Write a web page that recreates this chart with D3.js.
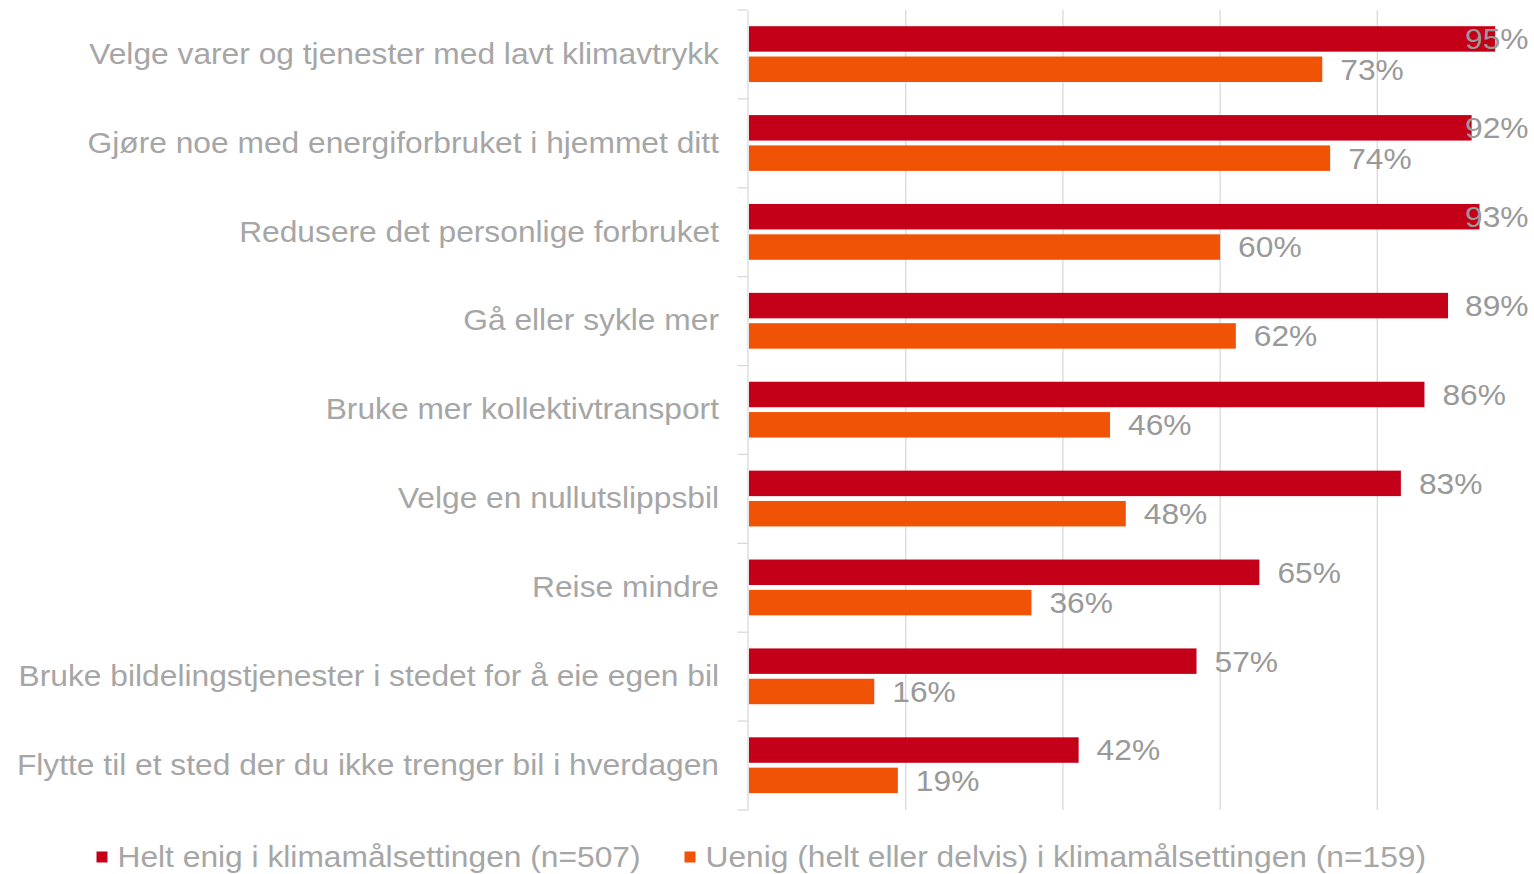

┄┄┄┄┄┄

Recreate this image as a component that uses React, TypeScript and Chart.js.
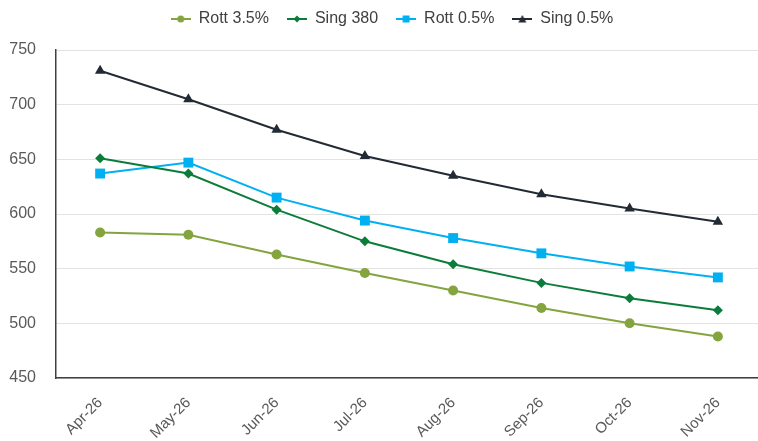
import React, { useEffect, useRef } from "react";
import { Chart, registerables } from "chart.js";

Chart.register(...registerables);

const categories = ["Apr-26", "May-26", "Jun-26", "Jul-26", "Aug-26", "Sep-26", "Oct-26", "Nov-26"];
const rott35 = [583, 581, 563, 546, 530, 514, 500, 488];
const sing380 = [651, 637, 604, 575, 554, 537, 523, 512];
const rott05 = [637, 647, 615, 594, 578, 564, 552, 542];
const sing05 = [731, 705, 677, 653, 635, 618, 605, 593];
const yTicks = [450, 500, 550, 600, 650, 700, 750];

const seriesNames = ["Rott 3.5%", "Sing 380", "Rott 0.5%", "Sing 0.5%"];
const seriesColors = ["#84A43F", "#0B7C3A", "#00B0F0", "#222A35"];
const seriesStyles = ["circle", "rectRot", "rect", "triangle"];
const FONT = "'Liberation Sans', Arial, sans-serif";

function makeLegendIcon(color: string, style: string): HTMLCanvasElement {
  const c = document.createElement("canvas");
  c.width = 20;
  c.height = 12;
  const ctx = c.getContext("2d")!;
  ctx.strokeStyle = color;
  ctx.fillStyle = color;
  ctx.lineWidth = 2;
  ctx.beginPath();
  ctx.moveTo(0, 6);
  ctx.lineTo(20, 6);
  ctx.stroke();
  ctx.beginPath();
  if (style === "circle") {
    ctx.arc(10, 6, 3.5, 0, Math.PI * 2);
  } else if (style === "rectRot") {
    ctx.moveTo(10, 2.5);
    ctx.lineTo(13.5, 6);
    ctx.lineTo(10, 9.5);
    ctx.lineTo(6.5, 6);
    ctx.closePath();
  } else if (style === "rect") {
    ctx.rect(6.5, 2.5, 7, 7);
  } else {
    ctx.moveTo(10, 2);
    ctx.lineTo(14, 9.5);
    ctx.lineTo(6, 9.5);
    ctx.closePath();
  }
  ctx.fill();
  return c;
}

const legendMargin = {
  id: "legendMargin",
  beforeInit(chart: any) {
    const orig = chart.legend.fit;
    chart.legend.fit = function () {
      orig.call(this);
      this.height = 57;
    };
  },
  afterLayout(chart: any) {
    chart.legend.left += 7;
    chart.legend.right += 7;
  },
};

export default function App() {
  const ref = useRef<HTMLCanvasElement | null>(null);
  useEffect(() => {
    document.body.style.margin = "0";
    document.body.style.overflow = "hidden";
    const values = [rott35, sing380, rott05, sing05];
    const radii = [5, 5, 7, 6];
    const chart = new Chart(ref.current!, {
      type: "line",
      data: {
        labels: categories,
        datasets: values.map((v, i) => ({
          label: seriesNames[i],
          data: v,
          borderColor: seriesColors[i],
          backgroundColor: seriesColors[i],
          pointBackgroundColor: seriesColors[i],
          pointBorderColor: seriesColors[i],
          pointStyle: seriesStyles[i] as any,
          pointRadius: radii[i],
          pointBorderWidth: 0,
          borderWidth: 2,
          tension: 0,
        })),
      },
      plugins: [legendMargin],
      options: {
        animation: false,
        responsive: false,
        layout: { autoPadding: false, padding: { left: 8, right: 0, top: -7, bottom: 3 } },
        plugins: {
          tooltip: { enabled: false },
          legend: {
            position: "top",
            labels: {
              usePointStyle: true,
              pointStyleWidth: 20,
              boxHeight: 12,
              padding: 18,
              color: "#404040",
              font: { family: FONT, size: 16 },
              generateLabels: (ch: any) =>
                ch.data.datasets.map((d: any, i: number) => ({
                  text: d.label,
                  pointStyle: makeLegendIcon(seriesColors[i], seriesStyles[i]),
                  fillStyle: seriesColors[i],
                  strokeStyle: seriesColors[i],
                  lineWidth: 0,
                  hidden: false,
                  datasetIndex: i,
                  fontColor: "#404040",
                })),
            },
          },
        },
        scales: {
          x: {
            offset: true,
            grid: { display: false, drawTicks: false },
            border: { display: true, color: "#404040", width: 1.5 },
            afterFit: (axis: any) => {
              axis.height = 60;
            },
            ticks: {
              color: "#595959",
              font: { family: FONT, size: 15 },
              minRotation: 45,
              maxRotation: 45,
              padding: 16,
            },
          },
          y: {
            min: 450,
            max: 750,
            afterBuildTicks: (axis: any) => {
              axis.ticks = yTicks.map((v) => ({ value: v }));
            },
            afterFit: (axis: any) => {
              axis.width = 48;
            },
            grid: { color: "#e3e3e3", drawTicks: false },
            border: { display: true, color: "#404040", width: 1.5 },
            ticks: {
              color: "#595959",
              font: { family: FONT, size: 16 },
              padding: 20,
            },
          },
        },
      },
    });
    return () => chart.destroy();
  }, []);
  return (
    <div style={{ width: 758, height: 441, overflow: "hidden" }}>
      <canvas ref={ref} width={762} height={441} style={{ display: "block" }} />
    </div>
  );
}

┄┄┄┄┄┄

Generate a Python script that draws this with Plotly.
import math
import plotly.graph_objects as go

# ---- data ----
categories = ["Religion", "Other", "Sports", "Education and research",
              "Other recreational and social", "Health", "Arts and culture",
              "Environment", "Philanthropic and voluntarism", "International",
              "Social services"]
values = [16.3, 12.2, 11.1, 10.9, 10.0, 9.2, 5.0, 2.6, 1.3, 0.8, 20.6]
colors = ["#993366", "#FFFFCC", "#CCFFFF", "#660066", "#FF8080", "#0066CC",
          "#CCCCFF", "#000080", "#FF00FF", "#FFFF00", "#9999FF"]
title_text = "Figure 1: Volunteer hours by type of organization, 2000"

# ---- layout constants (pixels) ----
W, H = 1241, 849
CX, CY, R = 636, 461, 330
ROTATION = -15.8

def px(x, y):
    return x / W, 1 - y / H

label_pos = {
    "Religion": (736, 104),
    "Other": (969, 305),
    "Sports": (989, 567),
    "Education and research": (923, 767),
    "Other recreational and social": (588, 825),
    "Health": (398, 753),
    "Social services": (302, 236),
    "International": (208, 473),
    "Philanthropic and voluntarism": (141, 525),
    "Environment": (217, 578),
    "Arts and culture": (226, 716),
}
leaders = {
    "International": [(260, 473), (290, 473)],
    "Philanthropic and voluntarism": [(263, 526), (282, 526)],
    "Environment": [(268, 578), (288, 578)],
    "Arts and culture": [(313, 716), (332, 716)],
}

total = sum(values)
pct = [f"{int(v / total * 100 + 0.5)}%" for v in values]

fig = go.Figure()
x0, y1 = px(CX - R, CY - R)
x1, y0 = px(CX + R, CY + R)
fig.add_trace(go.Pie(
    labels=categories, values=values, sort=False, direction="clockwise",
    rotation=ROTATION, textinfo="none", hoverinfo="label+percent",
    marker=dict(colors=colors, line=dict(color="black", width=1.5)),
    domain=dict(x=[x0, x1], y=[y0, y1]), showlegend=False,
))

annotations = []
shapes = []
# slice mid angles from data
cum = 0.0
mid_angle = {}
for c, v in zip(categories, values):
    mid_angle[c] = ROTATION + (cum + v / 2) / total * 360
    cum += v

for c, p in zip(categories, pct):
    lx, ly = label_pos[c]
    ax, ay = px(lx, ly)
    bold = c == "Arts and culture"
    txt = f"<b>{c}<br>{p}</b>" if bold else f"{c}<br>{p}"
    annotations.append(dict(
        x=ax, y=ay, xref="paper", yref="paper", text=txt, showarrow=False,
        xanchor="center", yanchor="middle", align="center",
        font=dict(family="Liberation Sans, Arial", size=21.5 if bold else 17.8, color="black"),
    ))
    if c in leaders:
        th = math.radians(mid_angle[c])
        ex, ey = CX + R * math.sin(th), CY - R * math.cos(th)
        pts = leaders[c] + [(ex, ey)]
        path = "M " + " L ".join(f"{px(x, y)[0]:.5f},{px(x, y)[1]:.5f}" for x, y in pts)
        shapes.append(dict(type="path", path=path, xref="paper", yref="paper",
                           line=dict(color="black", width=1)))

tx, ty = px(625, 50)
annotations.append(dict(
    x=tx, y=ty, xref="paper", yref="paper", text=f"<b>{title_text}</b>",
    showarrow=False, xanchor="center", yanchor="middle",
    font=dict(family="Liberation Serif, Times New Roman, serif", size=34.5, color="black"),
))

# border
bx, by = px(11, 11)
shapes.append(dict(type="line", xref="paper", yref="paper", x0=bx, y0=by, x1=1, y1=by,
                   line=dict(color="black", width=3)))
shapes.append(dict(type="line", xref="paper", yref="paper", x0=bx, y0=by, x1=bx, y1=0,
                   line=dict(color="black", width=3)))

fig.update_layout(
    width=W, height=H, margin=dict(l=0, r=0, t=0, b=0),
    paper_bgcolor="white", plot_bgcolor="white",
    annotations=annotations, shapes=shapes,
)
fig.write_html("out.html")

┄┄┄┄┄┄

--- EXERCISE DETAILS ---
Could you quote, word for word, only the lines from the one containing "Recreate this image" through the one containing "Chart.register(...registerables);", both included, and leave out any pictures?

--- WRITTEN ANSWER ---
Recreate this image as a component that uses React, TypeScript and Chart.js.
import React, { useEffect, useRef } from "react";
import { Chart, registerables } from "chart.js";

Chart.register(...registerables);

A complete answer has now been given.